→ **TASK**
Reproduce the listing below character for character; drop every image.

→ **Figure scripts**
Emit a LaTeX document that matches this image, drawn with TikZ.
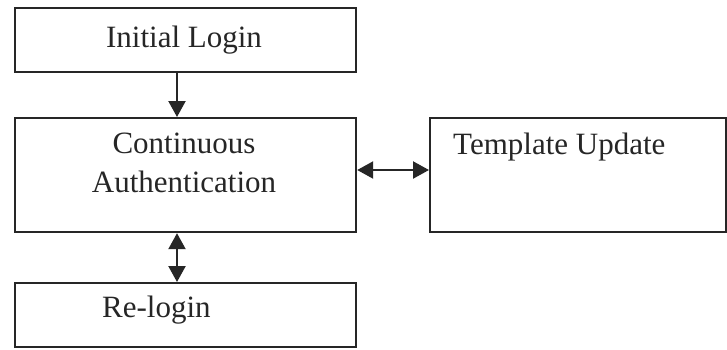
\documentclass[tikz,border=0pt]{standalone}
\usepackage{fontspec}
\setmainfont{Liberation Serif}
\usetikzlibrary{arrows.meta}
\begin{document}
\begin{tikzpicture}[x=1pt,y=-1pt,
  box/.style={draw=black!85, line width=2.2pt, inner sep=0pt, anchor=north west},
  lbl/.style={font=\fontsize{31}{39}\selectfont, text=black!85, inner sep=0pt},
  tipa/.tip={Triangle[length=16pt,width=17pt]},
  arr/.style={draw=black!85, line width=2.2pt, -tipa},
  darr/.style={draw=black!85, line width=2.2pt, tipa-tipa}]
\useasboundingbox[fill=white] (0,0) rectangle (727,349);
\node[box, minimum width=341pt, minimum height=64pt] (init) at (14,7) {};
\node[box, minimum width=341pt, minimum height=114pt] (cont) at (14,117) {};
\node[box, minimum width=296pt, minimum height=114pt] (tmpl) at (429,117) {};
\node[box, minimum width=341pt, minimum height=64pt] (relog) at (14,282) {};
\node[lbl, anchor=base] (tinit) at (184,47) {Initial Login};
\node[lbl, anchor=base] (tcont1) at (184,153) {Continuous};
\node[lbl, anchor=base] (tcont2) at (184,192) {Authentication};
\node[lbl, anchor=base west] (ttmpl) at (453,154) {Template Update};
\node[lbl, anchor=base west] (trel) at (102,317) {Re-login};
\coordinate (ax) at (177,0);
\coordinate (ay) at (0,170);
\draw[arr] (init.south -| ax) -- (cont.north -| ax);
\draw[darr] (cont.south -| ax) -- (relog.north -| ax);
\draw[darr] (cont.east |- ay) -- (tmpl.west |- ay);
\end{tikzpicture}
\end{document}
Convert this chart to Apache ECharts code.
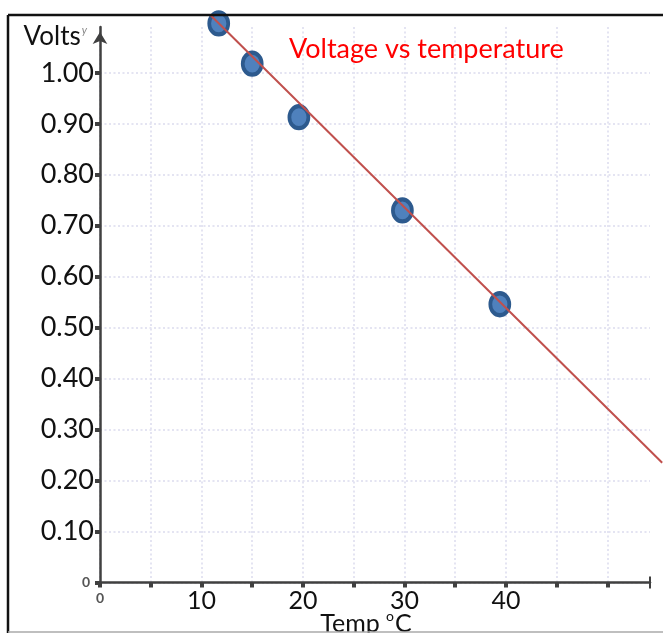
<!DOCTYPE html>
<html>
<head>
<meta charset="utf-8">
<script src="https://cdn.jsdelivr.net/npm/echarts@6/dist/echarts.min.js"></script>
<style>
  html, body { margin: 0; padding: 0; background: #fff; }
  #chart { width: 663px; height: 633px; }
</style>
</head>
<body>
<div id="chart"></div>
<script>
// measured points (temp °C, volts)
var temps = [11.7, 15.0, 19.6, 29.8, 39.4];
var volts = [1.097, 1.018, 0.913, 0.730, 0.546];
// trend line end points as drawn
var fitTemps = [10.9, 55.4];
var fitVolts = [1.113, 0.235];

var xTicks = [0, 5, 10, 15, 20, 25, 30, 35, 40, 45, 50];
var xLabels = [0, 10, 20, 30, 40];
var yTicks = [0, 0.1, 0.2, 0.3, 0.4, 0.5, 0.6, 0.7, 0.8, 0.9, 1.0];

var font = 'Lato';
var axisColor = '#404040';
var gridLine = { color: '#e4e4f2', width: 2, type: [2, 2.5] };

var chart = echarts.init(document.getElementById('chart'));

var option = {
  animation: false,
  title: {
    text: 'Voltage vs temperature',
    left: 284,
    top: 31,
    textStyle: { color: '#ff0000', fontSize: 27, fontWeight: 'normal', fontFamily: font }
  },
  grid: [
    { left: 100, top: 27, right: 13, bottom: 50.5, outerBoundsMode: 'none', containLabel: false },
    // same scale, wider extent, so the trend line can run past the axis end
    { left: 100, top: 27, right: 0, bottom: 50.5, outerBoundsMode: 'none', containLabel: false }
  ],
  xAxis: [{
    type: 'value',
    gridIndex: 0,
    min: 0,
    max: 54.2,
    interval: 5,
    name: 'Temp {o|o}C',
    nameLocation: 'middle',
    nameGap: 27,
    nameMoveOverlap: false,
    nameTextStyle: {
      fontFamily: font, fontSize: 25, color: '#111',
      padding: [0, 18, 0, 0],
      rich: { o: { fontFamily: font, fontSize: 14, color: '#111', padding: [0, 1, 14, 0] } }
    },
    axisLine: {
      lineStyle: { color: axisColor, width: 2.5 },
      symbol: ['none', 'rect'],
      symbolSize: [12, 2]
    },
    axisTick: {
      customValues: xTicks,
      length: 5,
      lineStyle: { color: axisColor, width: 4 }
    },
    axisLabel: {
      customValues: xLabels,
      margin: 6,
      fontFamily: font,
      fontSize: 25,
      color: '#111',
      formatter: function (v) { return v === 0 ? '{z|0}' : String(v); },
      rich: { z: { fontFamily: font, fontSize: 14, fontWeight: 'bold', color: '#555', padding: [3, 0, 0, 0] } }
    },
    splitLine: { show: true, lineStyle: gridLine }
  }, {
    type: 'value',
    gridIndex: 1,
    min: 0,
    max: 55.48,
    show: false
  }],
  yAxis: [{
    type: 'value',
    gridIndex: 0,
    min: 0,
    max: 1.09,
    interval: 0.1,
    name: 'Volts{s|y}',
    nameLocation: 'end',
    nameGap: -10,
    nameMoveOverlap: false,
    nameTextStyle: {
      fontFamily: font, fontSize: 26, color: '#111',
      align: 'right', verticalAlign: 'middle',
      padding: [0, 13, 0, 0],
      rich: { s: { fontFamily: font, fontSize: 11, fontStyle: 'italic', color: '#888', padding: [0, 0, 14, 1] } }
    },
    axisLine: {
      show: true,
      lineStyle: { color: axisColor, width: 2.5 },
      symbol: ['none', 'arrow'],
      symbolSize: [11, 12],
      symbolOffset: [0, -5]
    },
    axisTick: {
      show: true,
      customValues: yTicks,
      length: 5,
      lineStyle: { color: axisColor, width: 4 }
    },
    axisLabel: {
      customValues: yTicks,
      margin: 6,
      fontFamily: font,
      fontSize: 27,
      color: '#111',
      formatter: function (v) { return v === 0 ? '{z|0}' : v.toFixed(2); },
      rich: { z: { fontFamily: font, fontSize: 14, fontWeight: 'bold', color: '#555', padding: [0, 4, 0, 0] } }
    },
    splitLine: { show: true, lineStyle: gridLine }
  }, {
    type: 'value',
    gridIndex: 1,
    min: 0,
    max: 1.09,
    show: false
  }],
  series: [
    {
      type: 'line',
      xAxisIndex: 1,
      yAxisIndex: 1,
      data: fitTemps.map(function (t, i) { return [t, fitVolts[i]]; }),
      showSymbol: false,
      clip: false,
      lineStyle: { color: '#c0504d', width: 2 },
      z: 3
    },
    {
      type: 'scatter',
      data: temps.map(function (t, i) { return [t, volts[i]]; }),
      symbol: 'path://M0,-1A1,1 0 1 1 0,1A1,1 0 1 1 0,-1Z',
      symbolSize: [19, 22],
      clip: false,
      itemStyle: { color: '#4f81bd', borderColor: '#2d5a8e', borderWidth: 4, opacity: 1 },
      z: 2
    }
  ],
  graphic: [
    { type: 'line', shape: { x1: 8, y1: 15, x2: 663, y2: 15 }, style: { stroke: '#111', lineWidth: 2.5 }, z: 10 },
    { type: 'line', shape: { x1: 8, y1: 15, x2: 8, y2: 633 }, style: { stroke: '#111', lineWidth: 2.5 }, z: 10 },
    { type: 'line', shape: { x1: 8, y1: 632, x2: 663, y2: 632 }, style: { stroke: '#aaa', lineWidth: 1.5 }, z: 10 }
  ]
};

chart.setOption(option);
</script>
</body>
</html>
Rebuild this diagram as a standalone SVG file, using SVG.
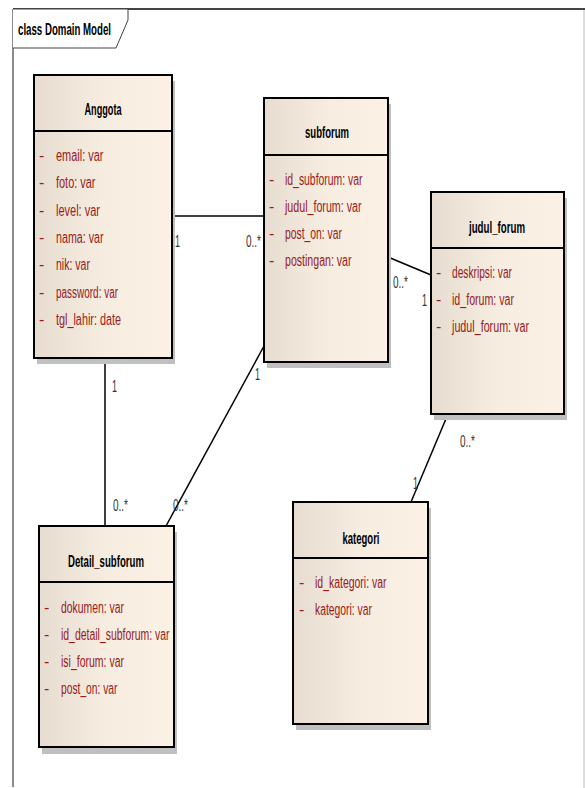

→ **PROBLEM SOLUTION**
Emit a LaTeX document that matches this image, drawn with TikZ.
\documentclass[tikz,border=0pt]{standalone}
\usepackage{fontspec}
\setmainfont{Liberation Serif}
\usetikzlibrary{arrows.meta}
\begin{document}
\begin{tikzpicture}[x=1pt,y=-1pt,
  box/.style={draw=black!85, line width=2.2pt, inner sep=0pt, anchor=north west},
  lbl/.style={font=\fontsize{31}{39}\selectfont, text=black!85, inner sep=0pt},
  tipa/.tip={Triangle[length=16pt,width=17pt]},
  arr/.style={draw=black!85, line width=2.2pt, -tipa},
  darr/.style={draw=black!85, line width=2.2pt, tipa-tipa}]
\useasboundingbox[fill=white] (0,0) rectangle (727,349);
\node[box, minimum width=341pt, minimum height=64pt] (init) at (14,7) {};
\node[box, minimum width=341pt, minimum height=114pt] (cont) at (14,117) {};
\node[box, minimum width=296pt, minimum height=114pt] (tmpl) at (429,117) {};
\node[box, minimum width=341pt, minimum height=64pt] (relog) at (14,282) {};
\node[lbl, anchor=base] (tinit) at (184,47) {Initial Login};
\node[lbl, anchor=base] (tcont1) at (184,153) {Continuous};
\node[lbl, anchor=base] (tcont2) at (184,192) {Authentication};
\node[lbl, anchor=base west] (ttmpl) at (453,154) {Template Update};
\node[lbl, anchor=base west] (trel) at (102,317) {Re-login};
\coordinate (ax) at (177,0);
\coordinate (ay) at (0,170);
\draw[arr] (init.south -| ax) -- (cont.north -| ax);
\draw[darr] (cont.south -| ax) -- (relog.north -| ax);
\draw[darr] (cont.east |- ay) -- (tmpl.west |- ay);
\end{tikzpicture}
\end{document}
Convert this chart to Apache ECharts code.
<!DOCTYPE html>
<html>
<head>
<meta charset="utf-8">
<script src="https://cdn.jsdelivr.net/npm/echarts@6/dist/echarts.min.js"></script>
<style>
  html, body { margin: 0; padding: 0; background: #fff; }
  #chart { width: 663px; height: 633px; }
</style>
</head>
<body>
<div id="chart"></div>
<script>
// measured points (temp °C, volts)
var temps = [11.7, 15.0, 19.6, 29.8, 39.4];
var volts = [1.097, 1.018, 0.913, 0.730, 0.546];
// trend line end points as drawn
var fitTemps = [10.9, 55.4];
var fitVolts = [1.113, 0.235];

var xTicks = [0, 5, 10, 15, 20, 25, 30, 35, 40, 45, 50];
var xLabels = [0, 10, 20, 30, 40];
var yTicks = [0, 0.1, 0.2, 0.3, 0.4, 0.5, 0.6, 0.7, 0.8, 0.9, 1.0];

var font = 'Lato';
var axisColor = '#404040';
var gridLine = { color: '#e4e4f2', width: 2, type: [2, 2.5] };

var chart = echarts.init(document.getElementById('chart'));

var option = {
  animation: false,
  title: {
    text: 'Voltage vs temperature',
    left: 284,
    top: 31,
    textStyle: { color: '#ff0000', fontSize: 27, fontWeight: 'normal', fontFamily: font }
  },
  grid: [
    { left: 100, top: 27, right: 13, bottom: 50.5, outerBoundsMode: 'none', containLabel: false },
    // same scale, wider extent, so the trend line can run past the axis end
    { left: 100, top: 27, right: 0, bottom: 50.5, outerBoundsMode: 'none', containLabel: false }
  ],
  xAxis: [{
    type: 'value',
    gridIndex: 0,
    min: 0,
    max: 54.2,
    interval: 5,
    name: 'Temp {o|o}C',
    nameLocation: 'middle',
    nameGap: 27,
    nameMoveOverlap: false,
    nameTextStyle: {
      fontFamily: font, fontSize: 25, color: '#111',
      padding: [0, 18, 0, 0],
      rich: { o: { fontFamily: font, fontSize: 14, color: '#111', padding: [0, 1, 14, 0] } }
    },
    axisLine: {
      lineStyle: { color: axisColor, width: 2.5 },
      symbol: ['none', 'rect'],
      symbolSize: [12, 2]
    },
    axisTick: {
      customValues: xTicks,
      length: 5,
      lineStyle: { color: axisColor, width: 4 }
    },
    axisLabel: {
      customValues: xLabels,
      margin: 6,
      fontFamily: font,
      fontSize: 25,
      color: '#111',
      formatter: function (v) { return v === 0 ? '{z|0}' : String(v); },
      rich: { z: { fontFamily: font, fontSize: 14, fontWeight: 'bold', color: '#555', padding: [3, 0, 0, 0] } }
    },
    splitLine: { show: true, lineStyle: gridLine }
  }, {
    type: 'value',
    gridIndex: 1,
    min: 0,
    max: 55.48,
    show: false
  }],
  yAxis: [{
    type: 'value',
    gridIndex: 0,
    min: 0,
    max: 1.09,
    interval: 0.1,
    name: 'Volts{s|y}',
    nameLocation: 'end',
    nameGap: -10,
    nameMoveOverlap: false,
    nameTextStyle: {
      fontFamily: font, fontSize: 26, color: '#111',
      align: 'right', verticalAlign: 'middle',
      padding: [0, 13, 0, 0],
      rich: { s: { fontFamily: font, fontSize: 11, fontStyle: 'italic', color: '#888', padding: [0, 0, 14, 1] } }
    },
    axisLine: {
      show: true,
      lineStyle: { color: axisColor, width: 2.5 },
      symbol: ['none', 'arrow'],
      symbolSize: [11, 12],
      symbolOffset: [0, -5]
    },
    axisTick: {
      show: true,
      customValues: yTicks,
      length: 5,
      lineStyle: { color: axisColor, width: 4 }
    },
    axisLabel: {
      customValues: yTicks,
      margin: 6,
      fontFamily: font,
      fontSize: 27,
      color: '#111',
      formatter: function (v) { return v === 0 ? '{z|0}' : v.toFixed(2); },
      rich: { z: { fontFamily: font, fontSize: 14, fontWeight: 'bold', color: '#555', padding: [0, 4, 0, 0] } }
    },
    splitLine: { show: true, lineStyle: gridLine }
  }, {
    type: 'value',
    gridIndex: 1,
    min: 0,
    max: 1.09,
    show: false
  }],
  series: [
    {
      type: 'line',
      xAxisIndex: 1,
      yAxisIndex: 1,
      data: fitTemps.map(function (t, i) { return [t, fitVolts[i]]; }),
      showSymbol: false,
      clip: false,
      lineStyle: { color: '#c0504d', width: 2 },
      z: 3
    },
    {
      type: 'scatter',
      data: temps.map(function (t, i) { return [t, volts[i]]; }),
      symbol: 'path://M0,-1A1,1 0 1 1 0,1A1,1 0 1 1 0,-1Z',
      symbolSize: [19, 22],
      clip: false,
      itemStyle: { color: '#4f81bd', borderColor: '#2d5a8e', borderWidth: 4, opacity: 1 },
      z: 2
    }
  ],
  graphic: [
    { type: 'line', shape: { x1: 8, y1: 15, x2: 663, y2: 15 }, style: { stroke: '#111', lineWidth: 2.5 }, z: 10 },
    { type: 'line', shape: { x1: 8, y1: 15, x2: 8, y2: 633 }, style: { stroke: '#111', lineWidth: 2.5 }, z: 10 },
    { type: 'line', shape: { x1: 8, y1: 632, x2: 663, y2: 632 }, style: { stroke: '#aaa', lineWidth: 1.5 }, z: 10 }
  ]
};

chart.setOption(option);
</script>
</body>
</html>
Rebuild this diagram as a standalone SVG file, using SVG.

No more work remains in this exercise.